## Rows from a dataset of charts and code
— begin —

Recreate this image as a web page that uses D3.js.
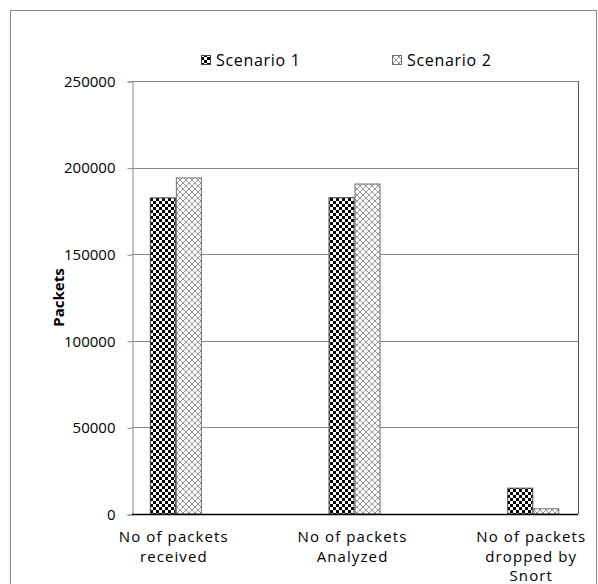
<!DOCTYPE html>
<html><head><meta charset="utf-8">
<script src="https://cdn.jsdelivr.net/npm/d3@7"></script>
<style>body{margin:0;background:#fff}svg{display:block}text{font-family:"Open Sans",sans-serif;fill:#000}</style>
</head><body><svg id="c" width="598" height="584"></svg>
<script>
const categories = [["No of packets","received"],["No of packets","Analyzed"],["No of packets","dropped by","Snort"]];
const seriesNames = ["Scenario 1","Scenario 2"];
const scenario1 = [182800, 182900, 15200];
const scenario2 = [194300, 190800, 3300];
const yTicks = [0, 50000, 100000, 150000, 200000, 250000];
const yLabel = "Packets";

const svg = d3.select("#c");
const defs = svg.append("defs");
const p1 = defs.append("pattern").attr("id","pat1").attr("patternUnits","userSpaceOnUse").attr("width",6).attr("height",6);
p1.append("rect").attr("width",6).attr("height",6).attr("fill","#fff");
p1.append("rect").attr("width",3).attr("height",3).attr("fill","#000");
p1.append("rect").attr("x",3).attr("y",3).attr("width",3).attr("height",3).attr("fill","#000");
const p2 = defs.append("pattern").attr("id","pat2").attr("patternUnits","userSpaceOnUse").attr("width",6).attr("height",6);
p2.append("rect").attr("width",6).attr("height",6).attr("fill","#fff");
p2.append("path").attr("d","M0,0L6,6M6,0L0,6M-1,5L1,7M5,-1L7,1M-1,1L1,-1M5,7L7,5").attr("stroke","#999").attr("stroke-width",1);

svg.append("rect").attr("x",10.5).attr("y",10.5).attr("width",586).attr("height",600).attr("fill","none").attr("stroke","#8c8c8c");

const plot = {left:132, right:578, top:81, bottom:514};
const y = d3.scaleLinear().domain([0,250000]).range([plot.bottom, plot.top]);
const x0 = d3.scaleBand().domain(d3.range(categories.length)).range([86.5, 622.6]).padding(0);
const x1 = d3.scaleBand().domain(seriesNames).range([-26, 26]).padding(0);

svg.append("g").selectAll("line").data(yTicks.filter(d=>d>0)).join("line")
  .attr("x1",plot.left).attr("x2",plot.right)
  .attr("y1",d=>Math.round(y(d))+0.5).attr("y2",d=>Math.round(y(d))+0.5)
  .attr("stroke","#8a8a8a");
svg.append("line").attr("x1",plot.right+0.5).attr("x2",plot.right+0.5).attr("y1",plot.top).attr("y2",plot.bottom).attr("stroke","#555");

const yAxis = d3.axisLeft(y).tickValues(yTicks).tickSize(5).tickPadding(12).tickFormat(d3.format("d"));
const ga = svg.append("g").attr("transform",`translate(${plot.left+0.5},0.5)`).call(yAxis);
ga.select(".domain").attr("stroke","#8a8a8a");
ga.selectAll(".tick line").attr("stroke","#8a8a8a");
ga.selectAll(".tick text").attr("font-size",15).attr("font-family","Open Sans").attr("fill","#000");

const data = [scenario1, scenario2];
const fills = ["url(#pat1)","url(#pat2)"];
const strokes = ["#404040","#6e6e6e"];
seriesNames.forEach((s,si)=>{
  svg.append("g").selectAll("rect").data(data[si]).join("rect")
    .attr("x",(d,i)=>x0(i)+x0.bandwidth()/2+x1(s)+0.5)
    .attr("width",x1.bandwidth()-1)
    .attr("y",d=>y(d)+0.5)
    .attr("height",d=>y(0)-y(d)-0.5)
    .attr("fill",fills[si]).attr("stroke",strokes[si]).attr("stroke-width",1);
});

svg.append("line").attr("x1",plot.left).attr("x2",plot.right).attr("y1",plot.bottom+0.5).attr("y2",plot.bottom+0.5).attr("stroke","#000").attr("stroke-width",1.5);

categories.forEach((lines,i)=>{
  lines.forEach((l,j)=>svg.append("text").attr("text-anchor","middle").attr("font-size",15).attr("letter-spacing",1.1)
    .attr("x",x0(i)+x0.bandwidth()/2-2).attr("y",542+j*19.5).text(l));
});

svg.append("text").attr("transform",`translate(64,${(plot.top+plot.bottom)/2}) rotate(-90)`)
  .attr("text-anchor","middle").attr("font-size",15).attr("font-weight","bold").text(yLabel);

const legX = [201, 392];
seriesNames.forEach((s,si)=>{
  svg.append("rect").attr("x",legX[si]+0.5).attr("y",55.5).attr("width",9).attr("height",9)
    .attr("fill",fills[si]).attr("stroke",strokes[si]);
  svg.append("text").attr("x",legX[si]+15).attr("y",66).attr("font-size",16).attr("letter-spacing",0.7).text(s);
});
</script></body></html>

— end —
— begin —

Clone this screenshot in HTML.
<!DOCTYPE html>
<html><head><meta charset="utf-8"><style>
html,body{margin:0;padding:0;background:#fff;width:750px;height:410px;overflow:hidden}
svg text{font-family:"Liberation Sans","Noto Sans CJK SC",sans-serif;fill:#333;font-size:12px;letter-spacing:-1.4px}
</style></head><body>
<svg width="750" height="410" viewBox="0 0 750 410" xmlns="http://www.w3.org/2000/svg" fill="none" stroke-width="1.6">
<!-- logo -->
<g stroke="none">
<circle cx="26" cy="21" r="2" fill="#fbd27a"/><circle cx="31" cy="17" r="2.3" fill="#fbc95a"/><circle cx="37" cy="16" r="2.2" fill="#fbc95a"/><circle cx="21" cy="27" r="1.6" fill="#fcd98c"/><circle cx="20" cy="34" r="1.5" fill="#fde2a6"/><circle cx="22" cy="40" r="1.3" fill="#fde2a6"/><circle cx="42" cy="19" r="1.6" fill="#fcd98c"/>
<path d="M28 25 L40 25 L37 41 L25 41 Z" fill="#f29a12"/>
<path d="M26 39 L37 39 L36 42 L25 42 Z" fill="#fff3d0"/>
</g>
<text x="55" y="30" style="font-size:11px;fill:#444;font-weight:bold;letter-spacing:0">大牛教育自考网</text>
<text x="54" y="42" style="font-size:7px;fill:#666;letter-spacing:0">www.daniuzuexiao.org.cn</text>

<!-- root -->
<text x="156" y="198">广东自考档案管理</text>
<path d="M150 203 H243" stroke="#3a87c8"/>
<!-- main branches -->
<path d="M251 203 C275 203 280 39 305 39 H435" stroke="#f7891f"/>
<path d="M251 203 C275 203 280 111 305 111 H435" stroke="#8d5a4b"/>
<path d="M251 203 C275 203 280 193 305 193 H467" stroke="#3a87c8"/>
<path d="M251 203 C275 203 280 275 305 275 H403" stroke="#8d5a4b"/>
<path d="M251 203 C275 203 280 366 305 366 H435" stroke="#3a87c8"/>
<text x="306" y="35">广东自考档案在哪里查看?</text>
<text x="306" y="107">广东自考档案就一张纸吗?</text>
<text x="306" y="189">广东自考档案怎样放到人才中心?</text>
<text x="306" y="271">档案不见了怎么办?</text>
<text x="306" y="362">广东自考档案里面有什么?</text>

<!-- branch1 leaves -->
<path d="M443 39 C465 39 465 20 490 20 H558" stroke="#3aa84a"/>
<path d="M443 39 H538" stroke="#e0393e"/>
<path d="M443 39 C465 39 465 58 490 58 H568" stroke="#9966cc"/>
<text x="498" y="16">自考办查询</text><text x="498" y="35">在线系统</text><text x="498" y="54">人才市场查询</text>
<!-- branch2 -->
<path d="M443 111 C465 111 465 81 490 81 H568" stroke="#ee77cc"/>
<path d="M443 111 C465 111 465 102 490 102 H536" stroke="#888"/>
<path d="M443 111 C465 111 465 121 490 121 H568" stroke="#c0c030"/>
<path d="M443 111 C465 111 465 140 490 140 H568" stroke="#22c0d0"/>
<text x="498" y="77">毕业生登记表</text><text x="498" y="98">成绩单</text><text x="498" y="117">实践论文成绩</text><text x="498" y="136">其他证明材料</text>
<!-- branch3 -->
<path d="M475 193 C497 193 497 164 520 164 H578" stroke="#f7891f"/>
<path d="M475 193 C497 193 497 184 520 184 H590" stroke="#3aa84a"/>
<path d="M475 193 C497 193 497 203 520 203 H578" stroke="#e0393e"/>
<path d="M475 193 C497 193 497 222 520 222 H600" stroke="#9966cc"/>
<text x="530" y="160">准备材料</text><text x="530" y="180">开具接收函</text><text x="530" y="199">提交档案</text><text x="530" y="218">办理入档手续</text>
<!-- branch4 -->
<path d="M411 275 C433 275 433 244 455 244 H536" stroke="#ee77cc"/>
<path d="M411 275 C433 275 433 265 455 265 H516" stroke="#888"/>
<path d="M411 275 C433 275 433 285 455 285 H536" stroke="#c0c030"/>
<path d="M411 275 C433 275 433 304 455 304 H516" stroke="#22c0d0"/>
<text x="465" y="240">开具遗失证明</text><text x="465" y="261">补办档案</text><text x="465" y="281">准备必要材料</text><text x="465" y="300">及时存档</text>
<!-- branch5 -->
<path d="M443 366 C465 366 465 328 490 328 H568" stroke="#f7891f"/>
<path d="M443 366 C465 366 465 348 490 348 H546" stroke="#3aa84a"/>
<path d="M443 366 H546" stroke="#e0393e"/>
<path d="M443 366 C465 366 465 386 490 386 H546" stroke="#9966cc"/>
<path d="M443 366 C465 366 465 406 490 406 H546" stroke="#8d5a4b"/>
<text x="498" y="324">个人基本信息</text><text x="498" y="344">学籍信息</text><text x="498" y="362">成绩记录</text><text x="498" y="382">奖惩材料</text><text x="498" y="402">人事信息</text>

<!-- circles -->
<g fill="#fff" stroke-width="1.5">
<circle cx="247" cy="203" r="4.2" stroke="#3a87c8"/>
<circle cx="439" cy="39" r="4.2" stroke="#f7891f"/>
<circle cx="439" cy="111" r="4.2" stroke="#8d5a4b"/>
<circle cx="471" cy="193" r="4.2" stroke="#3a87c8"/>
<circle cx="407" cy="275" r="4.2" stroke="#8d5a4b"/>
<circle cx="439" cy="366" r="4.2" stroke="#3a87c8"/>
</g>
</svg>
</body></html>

— end —
— begin —

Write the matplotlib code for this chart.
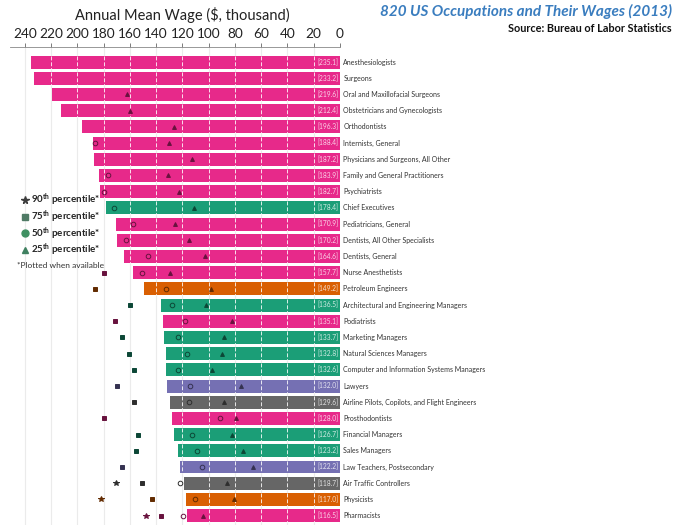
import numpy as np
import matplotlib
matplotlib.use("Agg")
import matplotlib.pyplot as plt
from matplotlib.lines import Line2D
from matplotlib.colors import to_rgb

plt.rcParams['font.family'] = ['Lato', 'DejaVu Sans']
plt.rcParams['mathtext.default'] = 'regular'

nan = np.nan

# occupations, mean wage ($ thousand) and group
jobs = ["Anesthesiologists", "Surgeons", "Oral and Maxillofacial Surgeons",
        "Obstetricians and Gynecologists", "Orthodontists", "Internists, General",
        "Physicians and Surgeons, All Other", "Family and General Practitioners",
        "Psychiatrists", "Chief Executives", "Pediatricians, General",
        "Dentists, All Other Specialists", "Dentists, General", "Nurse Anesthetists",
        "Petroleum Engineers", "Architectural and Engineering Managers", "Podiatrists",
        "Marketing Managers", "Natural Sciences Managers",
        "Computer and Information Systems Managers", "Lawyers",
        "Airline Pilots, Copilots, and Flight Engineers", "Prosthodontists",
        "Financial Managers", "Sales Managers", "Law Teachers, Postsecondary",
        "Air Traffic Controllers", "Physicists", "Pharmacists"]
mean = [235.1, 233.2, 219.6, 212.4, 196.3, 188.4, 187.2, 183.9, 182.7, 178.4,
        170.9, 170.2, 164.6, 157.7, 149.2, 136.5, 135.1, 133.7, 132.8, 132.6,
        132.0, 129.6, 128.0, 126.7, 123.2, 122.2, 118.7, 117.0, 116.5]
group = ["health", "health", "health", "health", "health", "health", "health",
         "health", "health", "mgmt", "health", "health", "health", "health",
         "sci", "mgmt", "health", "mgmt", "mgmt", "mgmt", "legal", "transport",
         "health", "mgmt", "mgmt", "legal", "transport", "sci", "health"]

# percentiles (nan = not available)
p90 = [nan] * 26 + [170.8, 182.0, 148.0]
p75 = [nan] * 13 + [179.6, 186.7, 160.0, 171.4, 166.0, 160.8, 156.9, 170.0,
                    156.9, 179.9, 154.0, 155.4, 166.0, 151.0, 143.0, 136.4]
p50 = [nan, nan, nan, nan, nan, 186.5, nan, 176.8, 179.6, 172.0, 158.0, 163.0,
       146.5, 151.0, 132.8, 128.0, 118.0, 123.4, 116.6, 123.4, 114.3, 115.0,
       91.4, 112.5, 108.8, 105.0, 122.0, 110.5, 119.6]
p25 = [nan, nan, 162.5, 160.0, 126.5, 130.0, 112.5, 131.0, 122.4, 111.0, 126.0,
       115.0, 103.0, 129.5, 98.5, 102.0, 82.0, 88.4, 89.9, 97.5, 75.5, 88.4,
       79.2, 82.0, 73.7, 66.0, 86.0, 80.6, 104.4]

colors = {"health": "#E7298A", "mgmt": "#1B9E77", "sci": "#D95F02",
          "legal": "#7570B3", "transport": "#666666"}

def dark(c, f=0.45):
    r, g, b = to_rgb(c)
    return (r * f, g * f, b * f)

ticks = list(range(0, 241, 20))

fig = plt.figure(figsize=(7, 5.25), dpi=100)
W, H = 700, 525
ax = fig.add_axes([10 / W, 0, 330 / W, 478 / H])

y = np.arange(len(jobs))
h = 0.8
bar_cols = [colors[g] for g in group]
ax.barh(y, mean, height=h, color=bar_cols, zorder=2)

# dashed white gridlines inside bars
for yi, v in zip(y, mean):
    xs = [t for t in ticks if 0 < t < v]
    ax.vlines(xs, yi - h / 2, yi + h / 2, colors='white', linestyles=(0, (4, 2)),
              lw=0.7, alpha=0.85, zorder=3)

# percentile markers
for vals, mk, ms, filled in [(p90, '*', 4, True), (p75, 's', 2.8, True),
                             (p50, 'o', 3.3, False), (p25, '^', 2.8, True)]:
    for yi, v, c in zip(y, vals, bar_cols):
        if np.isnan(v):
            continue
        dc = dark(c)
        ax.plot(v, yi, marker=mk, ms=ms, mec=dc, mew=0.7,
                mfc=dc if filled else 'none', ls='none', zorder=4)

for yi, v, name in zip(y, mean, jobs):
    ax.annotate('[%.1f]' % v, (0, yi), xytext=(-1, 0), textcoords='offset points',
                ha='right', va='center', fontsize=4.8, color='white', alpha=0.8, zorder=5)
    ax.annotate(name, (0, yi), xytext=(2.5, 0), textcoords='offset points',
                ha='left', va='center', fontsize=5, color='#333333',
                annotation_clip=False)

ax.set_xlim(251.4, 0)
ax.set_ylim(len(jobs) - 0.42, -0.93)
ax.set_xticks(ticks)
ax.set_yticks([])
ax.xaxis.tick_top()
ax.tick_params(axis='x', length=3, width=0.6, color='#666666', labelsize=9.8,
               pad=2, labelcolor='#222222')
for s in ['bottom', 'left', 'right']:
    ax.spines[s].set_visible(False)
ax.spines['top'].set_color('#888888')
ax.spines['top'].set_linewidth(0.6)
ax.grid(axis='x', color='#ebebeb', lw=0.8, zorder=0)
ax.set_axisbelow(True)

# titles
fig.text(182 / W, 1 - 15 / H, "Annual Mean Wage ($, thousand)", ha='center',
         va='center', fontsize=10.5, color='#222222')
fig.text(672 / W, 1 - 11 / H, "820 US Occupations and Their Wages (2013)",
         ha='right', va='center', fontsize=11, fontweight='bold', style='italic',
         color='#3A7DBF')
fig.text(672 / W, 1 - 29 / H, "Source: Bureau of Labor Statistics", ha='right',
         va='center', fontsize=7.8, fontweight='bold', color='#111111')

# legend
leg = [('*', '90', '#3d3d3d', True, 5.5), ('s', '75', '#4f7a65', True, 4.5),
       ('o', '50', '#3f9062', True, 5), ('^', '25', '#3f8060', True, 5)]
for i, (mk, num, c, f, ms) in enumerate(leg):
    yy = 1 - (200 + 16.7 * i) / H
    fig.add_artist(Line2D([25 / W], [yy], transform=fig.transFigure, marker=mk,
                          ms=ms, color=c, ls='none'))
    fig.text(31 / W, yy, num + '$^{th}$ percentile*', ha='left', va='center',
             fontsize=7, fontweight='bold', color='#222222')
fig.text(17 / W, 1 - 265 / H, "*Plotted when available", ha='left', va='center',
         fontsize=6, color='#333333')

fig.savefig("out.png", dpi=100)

— end —

## To do
A single figure is required: the number of lines above in which the word "this" occurs.

## Worked answer
3